— START OF MATERIAL —

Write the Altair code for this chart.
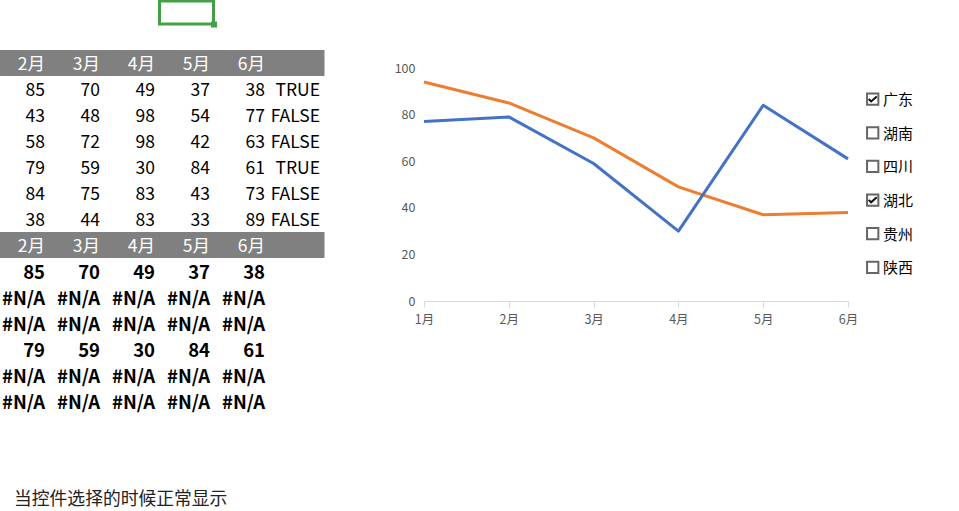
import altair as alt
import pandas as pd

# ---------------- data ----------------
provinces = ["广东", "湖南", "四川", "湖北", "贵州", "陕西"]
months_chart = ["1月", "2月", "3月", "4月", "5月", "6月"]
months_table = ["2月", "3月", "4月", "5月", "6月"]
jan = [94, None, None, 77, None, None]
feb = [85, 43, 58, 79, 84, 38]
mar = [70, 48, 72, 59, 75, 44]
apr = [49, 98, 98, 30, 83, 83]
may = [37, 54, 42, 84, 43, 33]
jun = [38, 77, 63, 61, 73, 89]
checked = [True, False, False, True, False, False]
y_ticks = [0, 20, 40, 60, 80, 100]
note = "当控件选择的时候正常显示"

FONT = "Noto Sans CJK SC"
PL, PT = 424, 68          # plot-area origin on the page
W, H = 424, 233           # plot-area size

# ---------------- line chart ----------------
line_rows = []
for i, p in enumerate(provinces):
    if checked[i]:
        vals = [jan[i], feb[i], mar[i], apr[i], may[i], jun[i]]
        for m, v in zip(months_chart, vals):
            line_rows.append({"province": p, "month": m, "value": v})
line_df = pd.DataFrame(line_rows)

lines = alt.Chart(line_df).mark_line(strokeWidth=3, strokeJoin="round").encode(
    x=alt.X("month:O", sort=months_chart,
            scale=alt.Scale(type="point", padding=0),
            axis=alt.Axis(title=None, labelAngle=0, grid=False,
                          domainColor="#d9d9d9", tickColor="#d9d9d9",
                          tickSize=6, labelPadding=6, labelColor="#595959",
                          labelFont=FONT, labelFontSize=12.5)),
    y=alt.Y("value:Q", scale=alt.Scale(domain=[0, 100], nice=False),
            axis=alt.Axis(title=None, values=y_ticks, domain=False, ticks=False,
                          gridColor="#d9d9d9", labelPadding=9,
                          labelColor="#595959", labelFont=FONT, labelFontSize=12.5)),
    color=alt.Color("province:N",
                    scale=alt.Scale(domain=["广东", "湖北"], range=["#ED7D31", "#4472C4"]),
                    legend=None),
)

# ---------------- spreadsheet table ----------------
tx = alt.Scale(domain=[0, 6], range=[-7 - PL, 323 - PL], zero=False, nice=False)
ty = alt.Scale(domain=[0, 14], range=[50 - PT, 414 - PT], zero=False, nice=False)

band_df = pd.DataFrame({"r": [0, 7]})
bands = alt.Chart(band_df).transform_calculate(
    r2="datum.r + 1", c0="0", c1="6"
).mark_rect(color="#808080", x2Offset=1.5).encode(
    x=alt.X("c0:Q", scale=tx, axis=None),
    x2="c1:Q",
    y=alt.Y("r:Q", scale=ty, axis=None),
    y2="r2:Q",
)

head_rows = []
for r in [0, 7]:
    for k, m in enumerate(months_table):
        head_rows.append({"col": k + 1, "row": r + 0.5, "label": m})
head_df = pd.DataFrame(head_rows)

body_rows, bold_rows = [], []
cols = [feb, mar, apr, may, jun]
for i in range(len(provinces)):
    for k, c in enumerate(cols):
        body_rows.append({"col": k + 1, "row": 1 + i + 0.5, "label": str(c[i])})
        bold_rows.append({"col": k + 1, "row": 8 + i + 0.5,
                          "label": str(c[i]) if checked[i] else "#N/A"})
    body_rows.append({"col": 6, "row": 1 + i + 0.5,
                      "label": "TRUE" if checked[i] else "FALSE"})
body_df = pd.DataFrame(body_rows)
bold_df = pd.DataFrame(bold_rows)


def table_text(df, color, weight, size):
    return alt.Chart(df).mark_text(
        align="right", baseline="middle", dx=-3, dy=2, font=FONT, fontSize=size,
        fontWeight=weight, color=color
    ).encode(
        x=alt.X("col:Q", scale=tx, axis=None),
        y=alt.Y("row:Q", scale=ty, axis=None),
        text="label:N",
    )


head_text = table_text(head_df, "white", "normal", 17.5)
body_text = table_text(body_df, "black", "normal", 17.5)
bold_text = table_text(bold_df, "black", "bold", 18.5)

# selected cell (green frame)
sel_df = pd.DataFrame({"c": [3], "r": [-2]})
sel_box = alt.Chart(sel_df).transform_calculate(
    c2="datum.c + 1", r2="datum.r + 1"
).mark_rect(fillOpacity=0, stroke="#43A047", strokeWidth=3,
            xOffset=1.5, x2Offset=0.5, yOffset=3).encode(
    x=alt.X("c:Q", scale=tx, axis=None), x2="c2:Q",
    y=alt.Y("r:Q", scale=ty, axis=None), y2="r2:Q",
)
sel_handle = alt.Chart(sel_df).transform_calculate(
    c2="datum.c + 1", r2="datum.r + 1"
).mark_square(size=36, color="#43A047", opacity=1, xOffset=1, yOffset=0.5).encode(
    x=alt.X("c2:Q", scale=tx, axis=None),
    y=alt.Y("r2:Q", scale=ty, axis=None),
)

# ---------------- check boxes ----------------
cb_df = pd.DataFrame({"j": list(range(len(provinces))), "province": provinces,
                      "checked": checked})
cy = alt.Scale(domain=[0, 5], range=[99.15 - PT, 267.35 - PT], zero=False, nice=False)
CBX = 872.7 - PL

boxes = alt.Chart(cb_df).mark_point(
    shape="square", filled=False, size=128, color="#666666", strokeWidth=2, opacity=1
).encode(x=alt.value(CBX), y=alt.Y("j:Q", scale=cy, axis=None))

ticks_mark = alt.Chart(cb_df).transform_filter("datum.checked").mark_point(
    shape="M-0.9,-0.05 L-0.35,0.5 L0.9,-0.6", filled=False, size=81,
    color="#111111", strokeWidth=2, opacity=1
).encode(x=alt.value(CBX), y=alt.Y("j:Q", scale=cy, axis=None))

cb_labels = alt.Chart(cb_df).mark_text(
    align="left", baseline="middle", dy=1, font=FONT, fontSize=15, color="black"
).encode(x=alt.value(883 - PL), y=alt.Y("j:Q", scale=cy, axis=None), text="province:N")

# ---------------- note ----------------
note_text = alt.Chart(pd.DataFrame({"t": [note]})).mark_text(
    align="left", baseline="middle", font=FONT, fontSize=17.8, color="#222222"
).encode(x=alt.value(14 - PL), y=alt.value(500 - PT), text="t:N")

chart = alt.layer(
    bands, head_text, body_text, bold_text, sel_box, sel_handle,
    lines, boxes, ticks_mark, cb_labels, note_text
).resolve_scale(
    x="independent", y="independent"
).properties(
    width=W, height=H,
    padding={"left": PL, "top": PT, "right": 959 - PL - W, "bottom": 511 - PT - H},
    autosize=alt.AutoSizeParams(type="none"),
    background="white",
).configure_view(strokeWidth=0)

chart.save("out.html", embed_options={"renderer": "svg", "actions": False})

— END OF MATERIAL —

GIVEN INSTRUCTION ▸ Exactly reproduce the run of lines from the start of the listing through the line with "line_df = pd.DataFrame(line_rows)", inclusive; pictures are not copied.

WRITTEN SOLUTION ▸
Write the Altair code for this chart.
import altair as alt
import pandas as pd

# ---------------- data ----------------
provinces = ["广东", "湖南", "四川", "湖北", "贵州", "陕西"]
months_chart = ["1月", "2月", "3月", "4月", "5月", "6月"]
months_table = ["2月", "3月", "4月", "5月", "6月"]
jan = [94, None, None, 77, None, None]
feb = [85, 43, 58, 79, 84, 38]
mar = [70, 48, 72, 59, 75, 44]
apr = [49, 98, 98, 30, 83, 83]
may = [37, 54, 42, 84, 43, 33]
jun = [38, 77, 63, 61, 73, 89]
checked = [True, False, False, True, False, False]
y_ticks = [0, 20, 40, 60, 80, 100]
note = "当控件选择的时候正常显示"

FONT = "Noto Sans CJK SC"
PL, PT = 424, 68          # plot-area origin on the page
W, H = 424, 233           # plot-area size

# ---------------- line chart ----------------
line_rows = []
for i, p in enumerate(provinces):
    if checked[i]:
        vals = [jan[i], feb[i], mar[i], apr[i], may[i], jun[i]]
        for m, v in zip(months_chart, vals):
            line_rows.append({"province": p, "month": m, "value": v})
line_df = pd.DataFrame(line_rows)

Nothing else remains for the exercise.